--- BEGIN Source data ---

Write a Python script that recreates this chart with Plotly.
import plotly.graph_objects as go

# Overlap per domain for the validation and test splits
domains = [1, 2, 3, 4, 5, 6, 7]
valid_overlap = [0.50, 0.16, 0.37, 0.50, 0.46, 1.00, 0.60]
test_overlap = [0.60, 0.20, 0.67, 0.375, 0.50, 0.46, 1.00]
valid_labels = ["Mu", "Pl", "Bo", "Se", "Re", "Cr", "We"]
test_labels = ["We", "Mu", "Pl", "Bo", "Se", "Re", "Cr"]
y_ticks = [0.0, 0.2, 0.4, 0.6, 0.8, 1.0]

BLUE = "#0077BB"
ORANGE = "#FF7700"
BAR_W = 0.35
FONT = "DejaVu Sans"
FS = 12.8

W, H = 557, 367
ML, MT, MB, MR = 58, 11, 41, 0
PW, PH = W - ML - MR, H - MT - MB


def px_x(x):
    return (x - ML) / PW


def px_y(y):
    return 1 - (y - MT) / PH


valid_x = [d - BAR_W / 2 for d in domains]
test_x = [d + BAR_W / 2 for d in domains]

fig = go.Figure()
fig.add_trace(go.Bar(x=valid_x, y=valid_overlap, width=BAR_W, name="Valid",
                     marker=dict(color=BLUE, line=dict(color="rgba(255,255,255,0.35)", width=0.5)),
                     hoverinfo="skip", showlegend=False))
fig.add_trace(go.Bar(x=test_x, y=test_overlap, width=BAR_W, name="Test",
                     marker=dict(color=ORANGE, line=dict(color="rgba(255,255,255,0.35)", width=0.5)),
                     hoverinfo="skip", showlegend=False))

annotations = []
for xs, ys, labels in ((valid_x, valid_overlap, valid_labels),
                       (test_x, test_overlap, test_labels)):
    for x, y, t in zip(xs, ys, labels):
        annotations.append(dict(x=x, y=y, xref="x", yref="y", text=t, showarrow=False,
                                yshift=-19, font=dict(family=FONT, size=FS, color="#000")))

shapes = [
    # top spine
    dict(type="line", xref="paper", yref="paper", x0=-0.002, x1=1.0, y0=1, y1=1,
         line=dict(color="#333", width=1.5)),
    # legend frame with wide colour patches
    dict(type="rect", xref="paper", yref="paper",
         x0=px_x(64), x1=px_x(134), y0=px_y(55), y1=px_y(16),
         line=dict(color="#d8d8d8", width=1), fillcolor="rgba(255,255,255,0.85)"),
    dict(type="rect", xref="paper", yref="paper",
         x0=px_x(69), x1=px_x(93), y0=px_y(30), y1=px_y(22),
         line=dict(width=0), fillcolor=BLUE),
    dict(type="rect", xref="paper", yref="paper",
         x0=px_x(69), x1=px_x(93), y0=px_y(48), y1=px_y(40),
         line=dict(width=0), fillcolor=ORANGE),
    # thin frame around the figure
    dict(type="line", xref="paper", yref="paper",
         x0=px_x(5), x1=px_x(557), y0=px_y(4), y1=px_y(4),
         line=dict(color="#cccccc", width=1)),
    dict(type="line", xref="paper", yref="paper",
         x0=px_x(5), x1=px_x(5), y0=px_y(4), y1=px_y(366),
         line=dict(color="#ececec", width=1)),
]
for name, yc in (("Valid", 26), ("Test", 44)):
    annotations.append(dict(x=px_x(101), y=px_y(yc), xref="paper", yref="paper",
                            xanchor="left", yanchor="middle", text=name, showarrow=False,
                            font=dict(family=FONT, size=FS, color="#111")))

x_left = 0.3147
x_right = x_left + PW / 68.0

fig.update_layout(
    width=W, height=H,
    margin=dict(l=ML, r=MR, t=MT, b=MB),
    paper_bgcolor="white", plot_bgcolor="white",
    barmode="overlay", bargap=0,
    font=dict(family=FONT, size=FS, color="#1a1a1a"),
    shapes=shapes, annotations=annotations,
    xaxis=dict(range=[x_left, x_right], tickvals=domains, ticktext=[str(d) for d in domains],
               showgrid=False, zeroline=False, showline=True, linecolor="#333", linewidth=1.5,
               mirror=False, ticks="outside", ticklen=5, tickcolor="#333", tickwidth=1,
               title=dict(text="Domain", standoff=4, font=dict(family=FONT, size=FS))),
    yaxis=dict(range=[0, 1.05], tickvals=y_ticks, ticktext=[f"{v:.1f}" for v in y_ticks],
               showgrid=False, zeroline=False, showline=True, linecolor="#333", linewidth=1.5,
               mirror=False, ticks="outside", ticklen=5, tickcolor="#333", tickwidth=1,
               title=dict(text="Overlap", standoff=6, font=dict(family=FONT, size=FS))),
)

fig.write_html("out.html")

--- END Source data ---

Given problem
Using the listing above, list every line in which the string "with" occurs.

Solution for this problem
Write a Python script that recreates this chart with Plotly.
    # legend frame with wide colour patches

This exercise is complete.